The Mercer reports essentially calculate the “quality of life” in cities where companies are thinking of sending their workers. New York is the base city for all the reports–it’s given an index score of 100 and all other cities are judged around that.
The factors considered in Mercer rankings include:
Infrastructure: electricity, water, postal services, transportation, etc…
Cost/Quality of Living: how extravagant of a lifestyle can you get on a decent budget?
Accessibility: How close is the nearest international airport? How frequent/reasonably priced are flights?
Crime rates and economic and political stability: Are you going to have to worry about getting kicked out by a coup? Pick-pocketed on the subway?
There’s nothing wrong with these calculations, and they certainly do pick out safe, highly organized and developed cities.
…but….and in this but lies, in my opinion, everything fantastic about travel…
These are places where you can get all the luxuries of the modern corporate lifestyle for relatively cheap, where it pays the most to have bought into this whole vision of globalization that judges quality of life based more on Starbucks and tidiness than on…human connections? Bustling communities? Diversity?

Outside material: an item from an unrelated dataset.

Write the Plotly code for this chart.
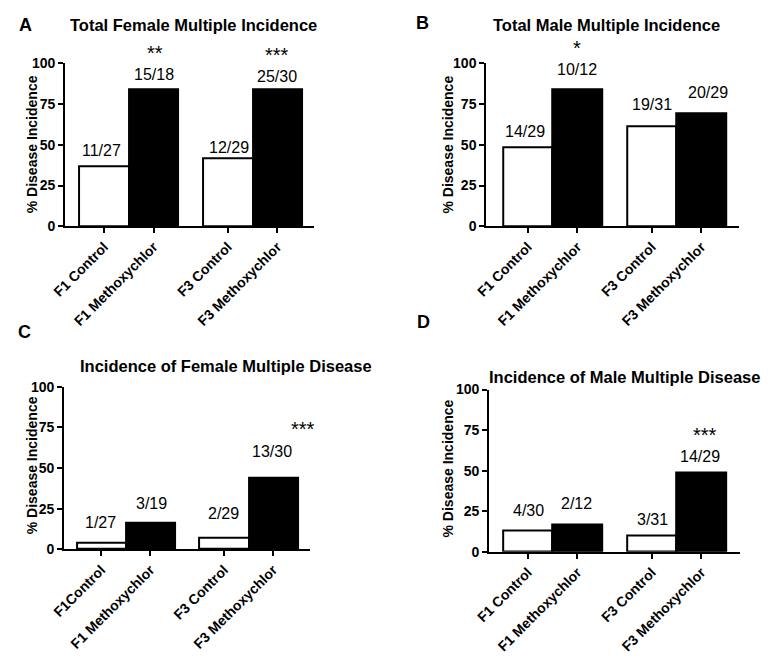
import plotly.graph_objects as go

# ---------------- data ----------------
cats_A = ["F1 Control", "F1 Methoxychlor", "F3 Control", "F3 Methoxychlor"]
cats_B = ["F1 Control", "F1 Methoxychlor", "F3 Control", "F3 Methoxychlor"]
cats_C = ["F1Control", "F1 Methoxychlor", "F3 Control", "F3 Methoxychlor"]
cats_D = ["F1 Control", "F1 Methoxychlor", "F3 Control", "F3 Methoxychlor"]

vals_A = [37.0, 84.0, 41.5, 84.0]
vals_B = [48.5, 84.0, 61.5, 69.5]
vals_C = [4.0, 16.5, 7.3, 44.0]
vals_D = [13.4, 17.0, 9.8, 49.0]

frac_A = ["11/27", "15/18", "12/29", "25/30"]
frac_B = ["14/29", "10/12", "19/31", "20/29"]
frac_C = ["1/27", "3/19", "2/29", "13/30"]
frac_D = ["4/30", "2/12", "3/31", "14/29"]

stars_A = ["", "**", "", "***"]
stars_B = ["", "*", "", ""]
stars_C = ["", "", "", "***"]
stars_D = ["", "", "", "***"]

titles = ["Total Female Multiple Incidence", "Total Male Multiple Incidence",
          "Incidence of Female Multiple Disease", "Incidence of Male Multiple Disease"]
letters = ["A", "B", "C", "D"]
yticks = [0, 25, 50, 75, 100]

# ---------------- layout constants ----------------
W, H = 768, 659
FONT = "Liberation Sans, Arial, Helvetica, sans-serif"
FRAC_SIZE, STAR_SIZE = 16, 20

def fx(px):
    return px / W

def fy(py):
    return 1 - py / H

panel_px = [  # x0, x1, ytop, ybottom of plot area in pixels
    (52, 306, 56.7, 223.7),
    (481, 738, 56.7, 223.7),
    (51, 302, 388.3, 554.7),
    (484, 739, 391, 557.3),
]
xranges = [(-0.79, 4.25), (-0.84, 4.25), (-0.756, 4.26), (-0.78, 4.27)]
title_px = [(183, 17), (603, 17), (216, 367), (622, 378)]
letter_px = [(12, 17), (416, 15), (11, 332), (417, 322)]
ytitle_px = [(18, 140), (442, 140), (18, 469), (442, 472)]

# visual gap (px) between bar top and label baseline, plus horizontal nudges
frac_gap = [[10.3, 10, 6.3, 8], [11, 15, 16.7, 15], [15, 14, 19, 21], [14, 15.7, 11, 11]]
frac_dx = [[-2.7, 0, 1, 0], [-3, 0, 0, 6.7], [-1, 1, -1, -1], [0.5, -1, 0.7, -1]]
# star visual centre distance above bar top (px) and horizontal nudge
star_gap = [[0, 38, 0, 37], [0, 42, 0, 0], [0, 0, 0, 53], [0, 0, 0, 40]]
star_dx = [[0, 1, 0, 0], [0, 0, 0, 0], [0, 0, 0, 30], [0, 0, 0, 4]]

all_cats = [cats_A, cats_B, cats_C, cats_D]
all_vals = [vals_A, vals_B, vals_C, vals_D]
all_frac = [frac_A, frac_B, frac_C, frac_D]
all_stars = [stars_A, stars_B, stars_C, stars_D]

fig = go.Figure()
annotations = []
layout = {}

for p in range(4):
    cats, vals = all_cats[p], all_vals[p]
    n = len(cats)
    pos = [i + 0.5 * (i // 2) for i in range(n)]  # pairs separated by extra gap
    colors = ["white" if i % 2 == 0 else "black" for i in range(n)]
    sfx = "" if p == 0 else str(p + 1)
    fig.add_trace(go.Bar(
        x=pos, y=vals, width=1.0,
        marker=dict(color=colors, line=dict(color="black", width=2)),
        xaxis="x" + sfx, yaxis="y" + sfx, showlegend=False, hoverinfo="skip",
    ))
    x0, x1, yt, yb = panel_px[p]
    layout["xaxis" + sfx] = dict(
        domain=[fx(x0), fx(x1)], range=list(xranges[p]), anchor="y" + sfx,
        tickmode="array", tickvals=pos, ticktext=cats, tickangle=-45,
        ticks="outside", ticklen=5, tickwidth=2, tickcolor="black",
        showline=True, linewidth=2, linecolor="black", showgrid=False, zeroline=False,
        tickfont=dict(family=FONT, size=14, color="black", weight="bold"),
        fixedrange=True,
    )
    layout["yaxis" + sfx] = dict(
        domain=[fy(yb), fy(yt)], range=[0, 100], anchor="x" + sfx,
        tickmode="array", tickvals=yticks,
        ticks="outside", ticklen=5, tickwidth=2, tickcolor="black",
        showline=True, linewidth=2, linecolor="black", showgrid=False, zeroline=False,
        tickfont=dict(family=FONT, size=14, color="black", weight="bold"),
        fixedrange=True,
    )
    xr, yr = "x" + sfx, "y" + sfx
    for i in range(n):
        f_shift = frac_gap[p][i] - 5.4
        annotations.append(dict(
            x=pos[i], y=vals[i], xref=xr, yref=yr, text=all_frac[p][i],
            showarrow=False, xanchor="center", yanchor="bottom",
            yshift=f_shift, xshift=frac_dx[p][i],
            font=dict(family=FONT, size=FRAC_SIZE, color="black"),
        ))
        if all_stars[p][i]:
            s_shift = star_gap[p][i] - (2 + 0.78 * STAR_SIZE)
            if star_dx[p][i] < 15:  # stacked above the fraction: keep boxes apart
                s_shift = max(s_shift, f_shift + 19)
            annotations.append(dict(
                x=pos[i], y=vals[i], xref=xr, yref=yr, text=all_stars[p][i],
                showarrow=False, xanchor="center", yanchor="bottom",
                yshift=s_shift, xshift=star_dx[p][i],
                font=dict(family=FONT, size=STAR_SIZE, color="black"),
            ))
    tx, ty = title_px[p]
    annotations.append(dict(
        x=fx(tx), y=fy(ty), xref="paper", yref="paper", text=titles[p],
        showarrow=False, xanchor="center", yanchor="middle",
        font=dict(family=FONT, size=16.5, color="black", weight="bold"),
    ))
    lx, ly = letter_px[p]
    annotations.append(dict(
        x=fx(lx), y=fy(ly), xref="paper", yref="paper", text=letters[p],
        showarrow=False, xanchor="center", yanchor="middle",
        font=dict(family=FONT, size=18, color="black", weight="bold"),
    ))
    ax_, ay_ = ytitle_px[p]
    annotations.append(dict(
        x=fx(ax_), y=fy(ay_), xref="paper", yref="paper", text="% Disease Incidence",
        showarrow=False, xanchor="center", yanchor="middle", textangle=-90,
        font=dict(family=FONT, size=14, color="black", weight="bold"),
    ))

fig.update_layout(
    width=W, height=H, margin=dict(l=0, r=0, t=0, b=0),
    paper_bgcolor="white", plot_bgcolor="white",
    annotations=annotations, bargap=0, **layout,
)

fig.write_html("out.html", config={"displayModeBar": False},
               post_script="document.body.style.margin='0';")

Call me highly impractical and romantic, but I think quality of life should be a helluva lot more than this. For as great as these cities may be–and some of them are amazing and surely wonderful places to live–I think these criteria mostly reflect an expat culture that demands imported French wines and fully furnished apartments at a steal in whatever outpost the company has most recently invaded.
And I find that, besides being somewhat sad, incredibly boring.
My criteria for the best places to live in 2009 would be:
1) A thriving coffee culture.
2) People who still love and care about and grow their own food.
3) Public places that are alive and teeming with activity. People who meet in these places.
4) A certain degree of unpredictability– non-conformity and non-uniformity. Can you find noodle shops or clandestine Nigerian record stores somewhere? Might you stumble across something unplanned, unprecedented, spontaneous, unruly?
I could go on and on…but I’m more interested in seeing what you all would use to judge “quality of life” in a place. If you had to rate the best/worst places to live in 2009, what would your criteria be?